Aaron Copland’s Appalachian Spring is indeed “as American as baseball, hot dogs, and apple pie” in that what makes it “American” is that it is a synthesis, a hybrid, an amalgam of vastly different cultural elements. Copland, the child of Lithuanian Jewish immigrants (the family name was originally “Kaplan”), was born in 1900 in Brooklyn, N.Y., where he grew up. He received his advanced musical education in France. His music is an amalgam of ragtime and jazz derived rhythmic snap; Anglo-American and Hispanic folk music; Stravinskyan rhythmic asymmetry; an extremely concise compositional style (Copland himself referred to it as being “thrifty”); and a melodic sensibility that has come to be stereotypically associated with the wide open spaces of the American West (no small irony for someone who grew up and spent the bulk of his life in urban New York).
Along with Fanfare for the Common Man and the ballet Rodeo (both from 1942), Appalachian Spring is Copland’s most famous and popular work. All three works reflect a populist compositional impulse that was a mirror of current events.
Some background:
The Great Depression began with the stock market crash on October 29, 1929 and ended when the United States declared war on Japan twelve years later, on December 8, 1941, a day after the attack on Pearl Harbor. There was a belief during the Depression that the “fine arts” should address not just an “elite few” but rather, the many: an idealized “common man”. This spirit of populism was, if anything, magnified during the War, when national pride and patriotism were as important to the War effort as metal drives and victory gardens.
Aaron Copland was deeply affected by the populist spirit of the time. He later wrote:
“In all the arts the Depression had aroused a wave of sympathy for and identification with the plight of the common man. There was a ‘market’ for music evocative of the American scene – industrial backgrounds, landscapes of the Far West, and so forth.
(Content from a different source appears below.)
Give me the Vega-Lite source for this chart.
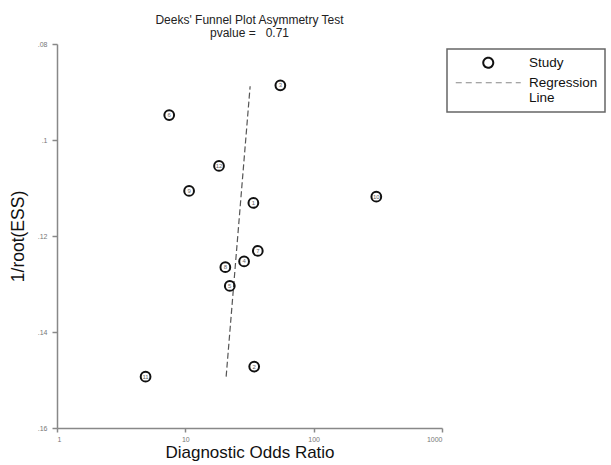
{
  "$schema": "https://vega.github.io/schema/vega-lite/v6.json",
  "width": 385,
  "height": 384,
  "autosize": "none",
  "padding": {"left": 57, "top": 44, "right": 169, "bottom": 37},
  "background": "white",
  "config": {
    "view": {"stroke": null},
    "font": "Liberation Sans",
    "legend": {"strokeWidth": 1.5},
    "axis": {
      "grid": false,
      "domainColor": "#888",
      "domainWidth": 1.5,
      "tickColor": "#888",
      "tickWidth": 1.5,
      "tickSize": 5,
      "labelFontSize": 7,
      "labelColor": "#777",
      "labelFont": "Liberation Sans",
      "titleFont": "Liberation Sans",
      "titleFontSize": 17.5,
      "titleFontWeight": "normal",
      "titleColor": "#111"
    }
  },
  "title": {
    "text": ["Deeks' Funnel Plot Asymmetry Test", "pvalue =\u00a0\u00a0\u00a00.71"],
    "fontSize": 12,
    "fontWeight": "normal",
    "font": "Liberation Sans",
    "color": "#222",
    "lineHeight": 13,
    "anchor": "middle",
    "offset": 0
  },
  "datasets": {
    "studies": [
      {"study": "1", "dor": 33.9, "ess": 0.1131, "series": "Study"},
      {"study": "2", "dor": 34.4, "ess": 0.1472, "series": "Study"},
      {"study": "3", "dor": 55.0, "ess": 0.0886, "series": "Study"},
      {"study": "4", "dor": 28.7, "ess": 0.1253, "series": "Study"},
      {"study": "5", "dor": 22.2, "ess": 0.1304, "series": "Study"},
      {"study": "6", "dor": 7.49, "ess": 0.0948, "series": "Study"},
      {"study": "7", "dor": 36.7, "ess": 0.1231, "series": "Study"},
      {"study": "8", "dor": 20.5, "ess": 0.1265, "series": "Study"},
      {"study": "9", "dor": 10.7, "ess": 0.1106, "series": "Study"},
      {"study": "10", "dor": 307.7, "ess": 0.1118, "series": "Study"},
      {"study": "11", "dor": 4.90, "ess": 0.1493, "series": "Study"},
      {"study": "12", "dor": 18.3, "ess": 0.1054, "series": "Study"}
    ],
    "regression": [
      {"dor": 31.98, "ess": 0.0888},
      {"dor": 20.8, "ess": 0.1493}
    ]
  },
  "layer": [
    {
      "data": {"name": "regression"},
      "mark": {"type": "line", "color": "#555", "strokeWidth": 1.2, "strokeDash": [6, 3]},
      "encoding": {
        "x": {"field": "dor", "type": "quantitative"},
        "y": {"field": "ess", "type": "quantitative"}
      }
    },
    {
      "data": {"name": "studies"},
      "mark": {"type": "point", "filled": false, "size": 95, "stroke": "#111", "strokeWidth": 2, "opacity": 1},
      "encoding": {
        "x": {
          "field": "dor", "type": "quantitative",
          "scale": {"type": "log", "domain": [1, 1000], "nice": false},
          "axis": {"values": [1, 10, 100, 1000], "format": "d", "title": "Diagnostic Odds Ratio", "titleFontSize": 17, "labelPadding": 3, "titlePadding": 2, "tickSize": 4}
        },
        "y": {
          "field": "ess", "type": "quantitative",
          "scale": {"domain": [0.08, 0.16], "reverse": true, "zero": false, "nice": false},
          "axis": {"values": [0.08, 0.1, 0.12, 0.14, 0.16], "labelExpr": "replace(format(datum.value, '.2~f'), '0.', '.')", "title": "1/root(ESS)", "labelPadding": 5, "titlePadding": 10}
        },
        "shape": {
          "field": "series", "type": "nominal",
          "scale": {"domain": ["Study", "Regression Line"], "range": ["circle", "M-6.5,0L6.5,0"]},
          "legend": {
            "title": null,
            "orient": "none",
            "legendX": 390,
            "legendY": 5,
            "strokeColor": "#666",
            "padding": 7,
            "symbolSize": 100,
            "symbolOffset": 27.5,
            "symbolFillColor": "transparent",
            "symbolStrokeColor": {"expr": "datum.value == 'Regression Line' ? '#888' : '#111'"},
            "symbolStrokeWidth": {"expr": "datum.value == 'Regression Line' ? 1.2 : 2"},
            "symbolDash": {"expr": "datum.value == 'Regression Line' ? [6, 4] : [1, 0]"},
            "labelFont": "Liberation Sans",
            "labelFontSize": 13.5,
            "labelColor": "#111",
            "labelOffset": 34,
            "labelLimit": 200,
            "rowPadding": 3,
            "labelExpr": "datum.label == 'Regression Line' ? ['Regression', 'Line'] : datum.label"
          }
        }
      }
    },
    {
      "data": {"name": "studies"},
      "mark": {"type": "text", "fontSize": 6, "color": "#666", "font": "Liberation Sans", "baseline": "middle", "align": "center"},
      "encoding": {
        "x": {"field": "dor", "type": "quantitative"},
        "y": {"field": "ess", "type": "quantitative"},
        "text": {"field": "study"}
      }
    }
  ]
}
We [composers] were pleased to find ourselves sought after, and were ready to compose in a manner that would satisfy both our [audiences] and ourselves.”
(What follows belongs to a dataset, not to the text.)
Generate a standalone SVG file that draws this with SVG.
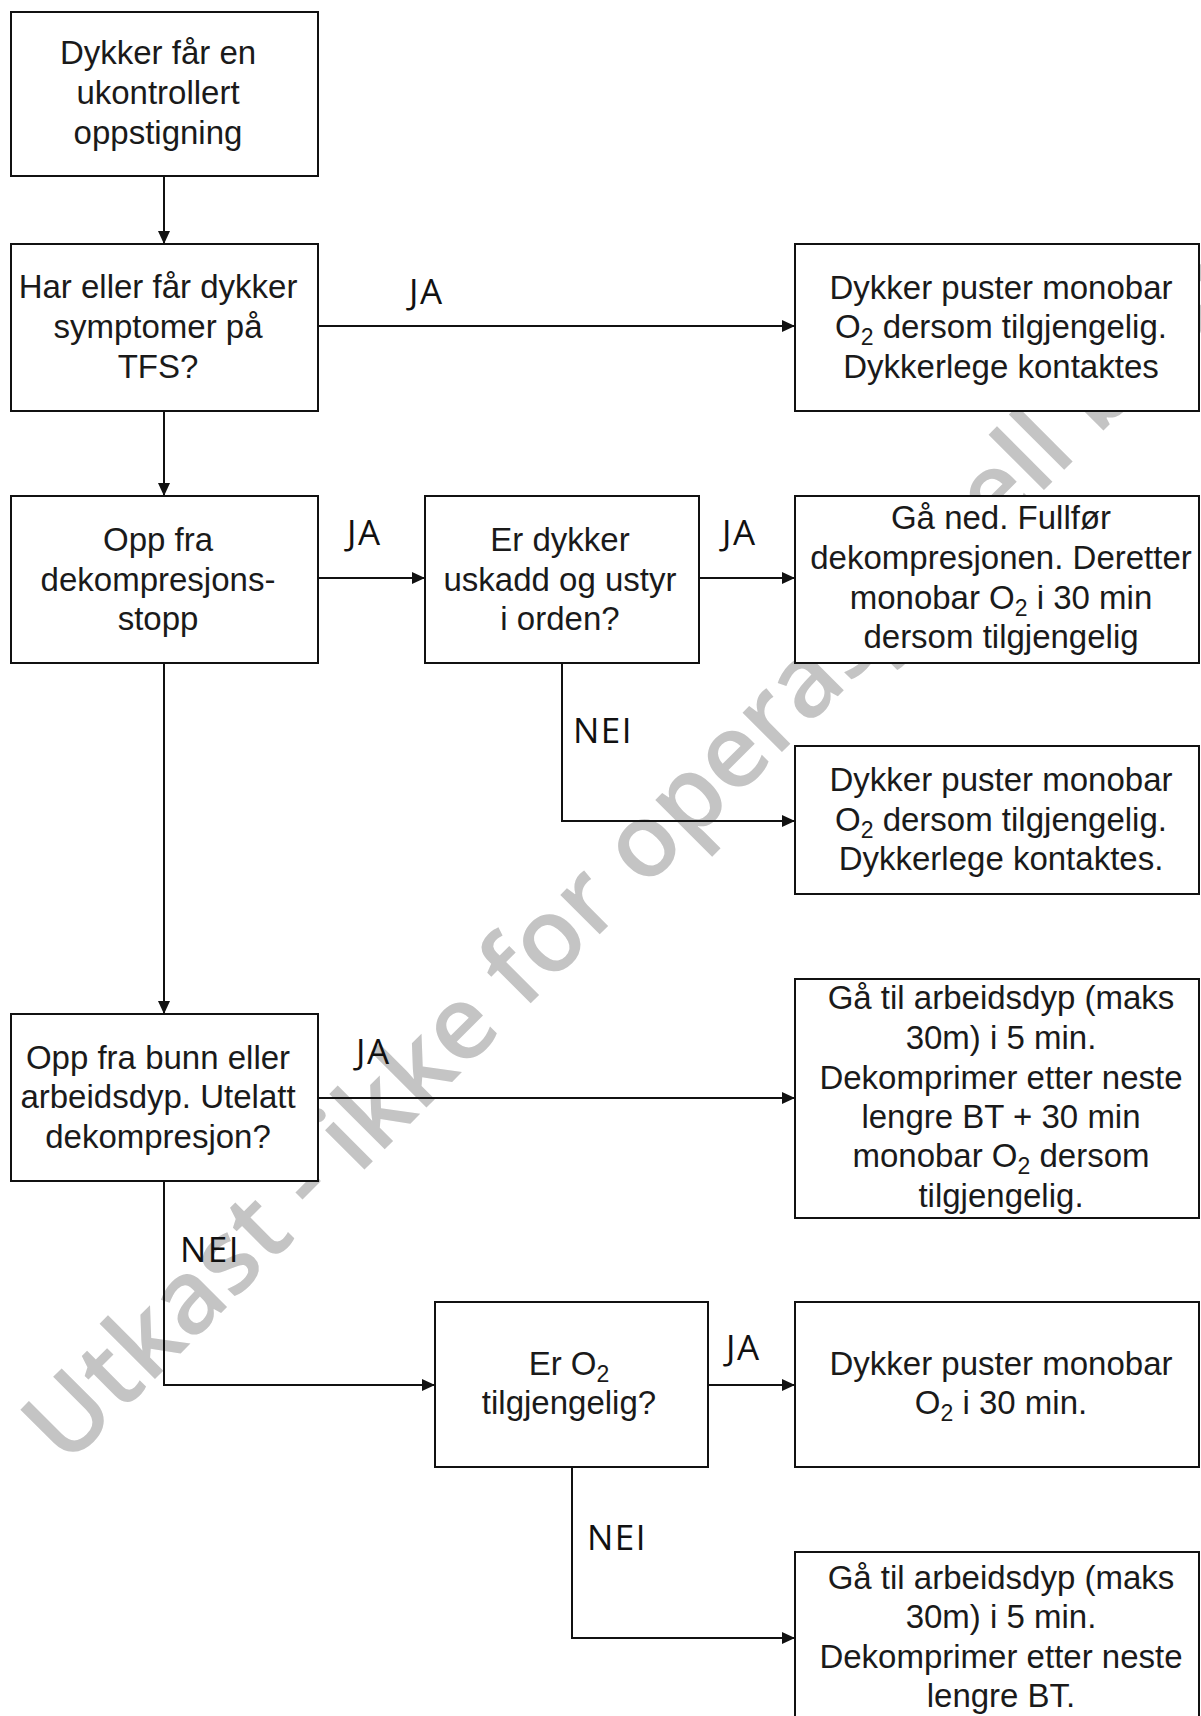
<svg xmlns="http://www.w3.org/2000/svg" width="1201" height="1716" viewBox="0 0 1201 1716">
<defs>
<style>
.box{fill:#fff;stroke:#111;stroke-width:2}
.t{font-family:"Liberation Sans",Arial,sans-serif;font-size:33px;fill:#1a1a1a;text-anchor:middle}
.lbl{font-family:"Open Sans","Noto Sans",sans-serif;font-size:35px;letter-spacing:1.5px;fill:#111}
.c{fill:none;stroke:#111;stroke-width:2}
.wm{font-family:"Open Sans","DejaVu Sans",sans-serif;font-size:103px;font-weight:600;fill:#c4c4c4}
</style>
<marker id="ah" markerUnits="userSpaceOnUse" markerWidth="14" markerHeight="12" refX="13" refY="6" orient="auto">
<path d="M0,0 L13,6 L0,12 z" fill="#111"/>
</marker>
</defs>
<rect width="1201" height="1716" fill="#fff"/>
<text class="wm" x="66" y="1468" transform="rotate(-45 66 1468)">Utkast - ikke for operasjonell bruk</text>
<g id="connectors">
<line class="c" x1="164" y1="176" x2="164" y2="244" marker-end="url(#ah)"/>
<line class="c" x1="318" y1="326" x2="795" y2="326" marker-end="url(#ah)"/>
<line class="c" x1="164" y1="411" x2="164" y2="496" marker-end="url(#ah)"/>
<line class="c" x1="318" y1="578" x2="425" y2="578" marker-end="url(#ah)"/>
<line class="c" x1="699" y1="578" x2="795" y2="578" marker-end="url(#ah)"/>
<polyline class="c" points="562,663 562,821 795,821" marker-end="url(#ah)"/>
<line class="c" x1="164" y1="663" x2="164" y2="1014" marker-end="url(#ah)"/>
<line class="c" x1="318" y1="1098" x2="795" y2="1098" marker-end="url(#ah)"/>
<polyline class="c" points="164,1181 164,1385 435,1385" marker-end="url(#ah)"/>
<line class="c" x1="708" y1="1385" x2="795" y2="1385" marker-end="url(#ah)"/>
<polyline class="c" points="572,1467 572,1638 795,1638" marker-end="url(#ah)"/>
<text class="lbl" x="409" y="304">JA</text>
<text class="lbl" x="347" y="545">JA</text>
<text class="lbl" x="722" y="545">JA</text>
<text class="lbl" x="573" y="743">NEI</text>
<text class="lbl" x="356" y="1064">JA</text>
<text class="lbl" x="180" y="1262">NEI</text>
<text class="lbl" x="726" y="1360">JA</text>
<text class="lbl" x="587" y="1550">NEI</text>
</g>
<g id="n1">
<rect class="box" x="11" y="12" width="307" height="164"/>
<text class="t" x="158" y="64">Dykker får en</text>
<text class="t" x="158" y="104">ukontrollert</text>
<text class="t" x="158" y="143.5">oppstigning</text>
</g>
<g id="n2">
<rect class="box" x="11" y="244" width="307" height="167"/>
<text class="t" x="158" y="298">Har eller får dykker</text>
<text class="t" x="158" y="338">symptomer på</text>
<text class="t" x="158" y="378">TFS?</text>
</g>
<g id="r1">
<rect class="box" x="795" y="244" width="404" height="167"/>
<text class="t" x="1001" y="299">Dykker puster monobar</text>
<text class="t" x="1001" y="338">O<tspan font-size="23" dy="7">2</tspan><tspan dy="-7"> dersom tilgjengelig.</tspan></text>
<text class="t" x="1001" y="378">Dykkerlege kontaktes</text>
</g>
<g id="n3">
<rect class="box" x="11" y="496" width="307" height="167"/>
<text class="t" x="158" y="551">Opp fra</text>
<text class="t" x="158" y="590.5">dekompresjons-</text>
<text class="t" x="158" y="630">stopp</text>
</g>
<g id="n4">
<rect class="box" x="425" y="496" width="274" height="167"/>
<text class="t" x="560" y="551">Er dykker</text>
<text class="t" x="560" y="590.5">uskadd og ustyr</text>
<text class="t" x="560" y="630">i orden?</text>
</g>
<g id="r2">
<rect class="box" x="795" y="496" width="404" height="167"/>
<text class="t" x="1001" y="529">Gå ned. Fullfør</text>
<text class="t" x="1001" y="569">dekompresjonen. Deretter</text>
<text class="t" x="1001" y="609">monobar O<tspan font-size="23" dy="7">2</tspan><tspan dy="-7"> i 30 min</tspan></text>
<text class="t" x="1001" y="648">dersom tilgjengelig</text>
</g>
<g id="r3">
<rect class="box" x="795" y="746" width="404" height="148"/>
<text class="t" x="1001" y="791">Dykker puster monobar</text>
<text class="t" x="1001" y="830.5">O<tspan font-size="23" dy="7">2</tspan><tspan dy="-7"> dersom tilgjengelig.</tspan></text>
<text class="t" x="1001" y="870">Dykkerlege kontaktes.</text>
</g>
<g id="n5">
<rect class="box" x="11" y="1014" width="307" height="167"/>
<text class="t" x="158" y="1068.5">Opp fra bunn eller</text>
<text class="t" x="158" y="1108">arbeidsdyp. Utelatt</text>
<text class="t" x="158" y="1147.5">dekompresjon?</text>
</g>
<g id="r4">
<rect class="box" x="795" y="979" width="404" height="239"/>
<text class="t" x="1001" y="1009">Gå til arbeidsdyp (maks</text>
<text class="t" x="1001" y="1049">30m) i 5 min.</text>
<text class="t" x="1001" y="1089">Dekomprimer etter neste</text>
<text class="t" x="1001" y="1128">lengre BT + 30 min</text>
<text class="t" x="1001" y="1167">monobar O<tspan font-size="23" dy="7">2</tspan><tspan dy="-7"> dersom</tspan></text>
<text class="t" x="1001" y="1207">tilgjengelig.</text>
</g>
<g id="n6">
<rect class="box" x="435" y="1302" width="273" height="165"/>
<text class="t" x="569" y="1375">Er O<tspan font-size="23" dy="7">2</tspan></text>
<text class="t" x="569" y="1414">tilgjengelig?</text>
</g>
<g id="r5">
<rect class="box" x="795" y="1302" width="404" height="165"/>
<text class="t" x="1001" y="1375">Dykker puster monobar</text>
<text class="t" x="1001" y="1414">O<tspan font-size="23" dy="7">2</tspan><tspan dy="-7"> i 30 min.</tspan></text>
</g>
<g id="r6">
<rect class="box" x="795" y="1552" width="404" height="180"/>
<text class="t" x="1001" y="1589">Gå til arbeidsdyp (maks</text>
<text class="t" x="1001" y="1628">30m) i 5 min.</text>
<text class="t" x="1001" y="1668">Dekomprimer etter neste</text>
<text class="t" x="1001" y="1707">lengre BT.</text>
</g>
</svg>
Among Copland’s best-known “populist” works are Billy the Kid (of 1938); Rodeo; A Lincoln Portrait; and Fanfare for the Common Man (all of 1942); and Appalachian Spring (of 1944).
Appalachian Spring was composed as a ballet, commissioned, choreographed and danced by Martha Graham. She conceived of it as a springtime celebration around a newly built farmhouse in the Pennsylvania hills during the early part of the nineteenth century. The ballet received its premiere at the Library of Congress in Washington D.C. on October 30, 1944. In 1945, Copland’s score was awarded the Pulitzer Prize in Music.
It was also in 1945 that Copland pared the fourteen-part ballet down to an eight-part “suite” for orchestra; a sort of Appalachian Spring’s greatest hits. It is this version that we will hear in concert and on the vast majority of recordings.
The TITLE
A word about this wonderfully evocative title, “Appalachian Spring.” It was an entirely serendipitous creation. Copland never failed to get a laugh when he told this story:
“The first thing I said to [Martha Graham] when I came down to the rehearsal in Washington was, ‘Martha, what’dya call the ballet?’ She said, ‘Appalachian Spring’. ‘Oh’, I said, ‘What a nice name. Where d’ya get it?’ She said, ‘it’s the title of a poem by Hart Crane.’ ‘Oh’, I said, ‘Does the poem have anything to do with the ballet?’ She said, ‘No, I just liked the title and took it.’ And over and over again, nowadays people come up to me after seeing the ballet on stage and say, ‘Mr. Copland, when I see that ballet and when I hear your music I can just see the Appalachians and just feel spring.’ [And you know], I’ve begun to see the Appalachians a bit myself!”
A salute, then, to the anniversary of the premiere of an “American classic”, whatever that really means!